Now, in order to answer the questions pertaining to the potential of Islamic finance in acting as an impetus to ASEAN growth and investment, one can do a simple analysis of the dynamic forces of supply and demand in the sector. With an already majority Muslim population, only forecasted to grow in ever-increasing proportions, one can already see the source of effective demand for “sukuk” based instruments and sharia-compliant forms of financing. From the supply side, we are seeing larger initiatives by ASEAN’s largest regional banks, CIMB and Maybank, to push forward on increasing provisions of Islamic finance instruments and funds. Green Islamic bonds are already being talked about where climate focused investments are to be made and sovereign issues of these are expected to come to market. This would be the first of its kind in any Asian country, and may be the beginning of truly regional offers of Islamic finance products.

With the growth of such products such as these and many more, the fundamentals and dynamics of finance in South-East Asia could become increasingly distinct from that of which is familiar in the West and in Europe, and that is an interesting prospect to say the least as I have written before about how the nature of the banking infrastructure and its relation to segregated fiscal bodies in the EU to have been one of the main causes of the downfall of the Euro and the Greek economy.
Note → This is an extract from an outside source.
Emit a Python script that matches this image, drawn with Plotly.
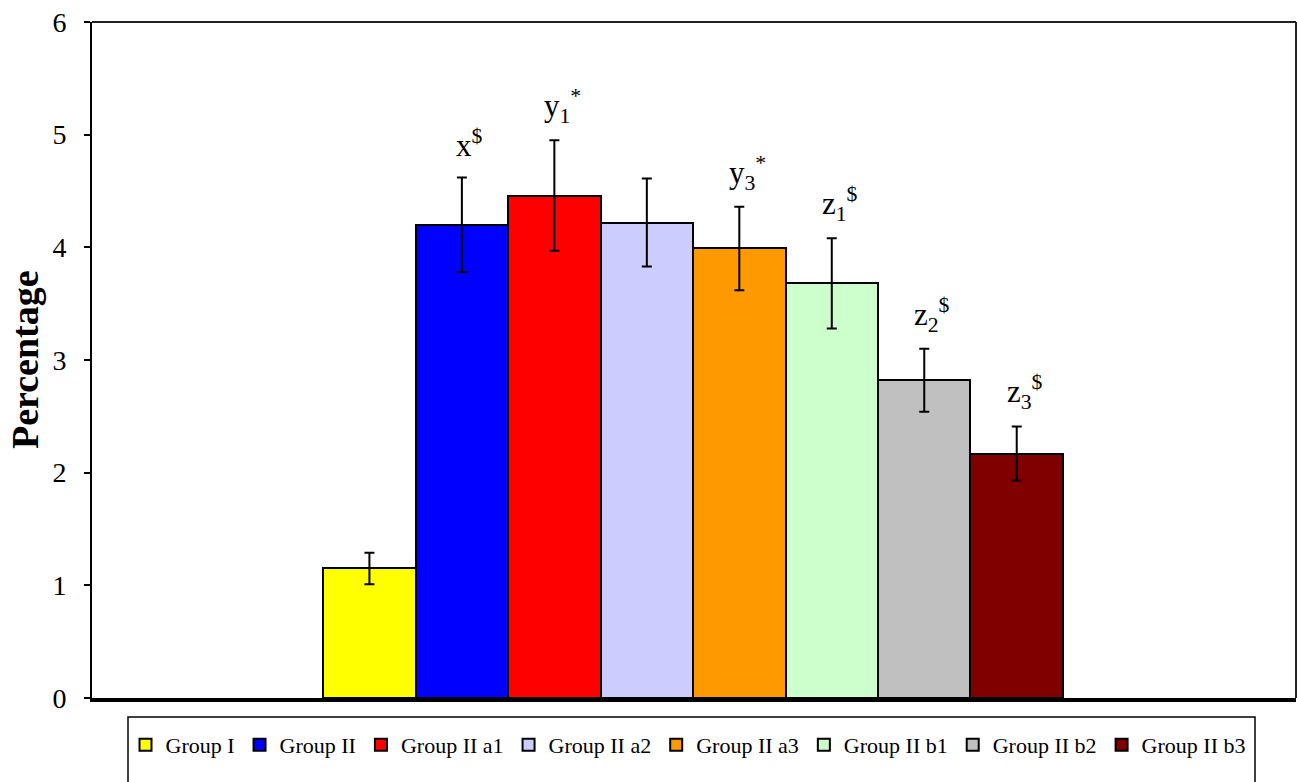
import plotly.graph_objects as go

# Group means and standard errors (percentage)
groups = ["Group I", "Group II", "Group II a1", "Group II a2",
          "Group II a3", "Group II b1", "Group II b2", "Group II b3"]
means = [1.15, 4.20, 4.46, 4.22, 3.99, 3.68, 2.82, 2.17]
errors = [0.14, 0.42, 0.49, 0.39, 0.37, 0.40, 0.28, 0.24]
colors = ["#FFFF00", "#0000FF", "#FF0000", "#CCCCFF",
          "#FF9900", "#CCFFCC", "#C0C0C0", "#800000"]

# Significance marks placed above selected bars
marks = {
    1: "x<sup>$</sup>",
    2: "y<sub>1</sub><sup>*</sup>",
    4: "y<sub>3</sub><sup>*</sup>",
    5: "z<sub>1</sub><sup>$</sup>",
    6: "z<sub>2</sub><sup>$</sup>",
    7: "z<sub>3</sub><sup>$</sup>",
}
y_ticks = [0, 1, 2, 3, 4, 5, 6]

SERIF = "Liberation Serif, Times New Roman, serif"
PLOT_W, PLOT_H, LEFT, BOTTOM_Y = 1204, 676, 92, 698

fig = go.Figure()
for i, (name, m, e, c) in enumerate(zip(groups, means, errors, colors)):
    fig.add_trace(go.Bar(
        x=[i], y=[m], name=name, width=1,
        marker=dict(color=c, line=dict(color="black", width=2)),
        error_y=dict(type="data", array=[e], visible=True,
                     color="black", thickness=2, width=5),
    ))

for i, txt in marks.items():
    fig.add_annotation(
        x=i, y=means[i] + errors[i], xref="x", yref="y",
        text=txt, showarrow=False, yanchor="bottom", xanchor="center",
        xshift=8, yshift=12 if i == 1 else 10,
        font=dict(family=SERIF, size=31, color="black"),
    )

# Vertical axis title
fig.add_annotation(
    x=(25 - LEFT) / PLOT_W, y=0.5, xref="paper", yref="paper",
    text="<b>Percentage</b>", textangle=-90, showarrow=False,
    xanchor="center", yanchor="middle",
    font=dict(family=SERIF, size=38, color="black"),
)

# Frame (top and right edges) and legend box
fig.add_shape(type="line", xref="paper", yref="paper", x0=0, x1=1, y0=1, y1=1,
              line=dict(color="#222", width=2))
fig.add_shape(type="line", xref="paper", yref="paper", x0=1, x1=1, y0=0, y1=1,
              line=dict(color="#222", width=2))
fig.add_shape(type="rect", xref="paper", yref="paper",
              x0=(128 - LEFT) / PLOT_W, x1=(1255 - LEFT) / PLOT_W,
              y0=-0.2, y1=(BOTTOM_Y - 717) / PLOT_H,
              line=dict(color="black", width=1.5), fillcolor="rgba(0,0,0,0)")

fig.update_layout(
    width=1297, height=782,
    margin=dict(l=LEFT, r=1, t=22, b=84),
    plot_bgcolor="white", paper_bgcolor="white",
    barmode="overlay", bargap=0,
    showlegend=True,
    legend=dict(orientation="h", x=(688 - LEFT) / PLOT_W, xanchor="center",
                y=(BOTTOM_Y - 745) / PLOT_H, yanchor="middle",
                font=dict(family=SERIF, size=22, color="black"),
                bgcolor="rgba(0,0,0,0)", borderwidth=0,
                itemclick=False, itemdoubleclick=False),
    xaxis=dict(range=[-3.0, 10.02], showticklabels=False, ticks="",
               showgrid=False, zeroline=False, showline=True,
               linecolor="black", linewidth=4, fixedrange=True),
    yaxis=dict(range=[0, 6], tickvals=y_ticks, ticks="outside", ticklen=6,
               tickwidth=1.5, tickcolor="black", showgrid=False,
               zeroline=False, showline=True, linecolor="black", linewidth=2,
               ticklabelstandoff=12,
               tickfont=dict(family=SERIF, size=28, color="black"),
               fixedrange=True),
)

fig.write_html("out.html")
Now, the growth of Islamic finance is not going to be some tectonic shift from the nature of finance and banking as a whole, but the principles that it carries along with it may bring promising changes to the overall nature of volatility and turbulence we are familiar with in modern financial markets. Introducing the Islamic finance system That would be a welcome change, especially in an ASEAN that wants to foster greater regional collaboration and investment, however, it would be far too early at this stage to make accurate judgements on the size and nature of Islamic finance’s true impact on ASEAN in the future.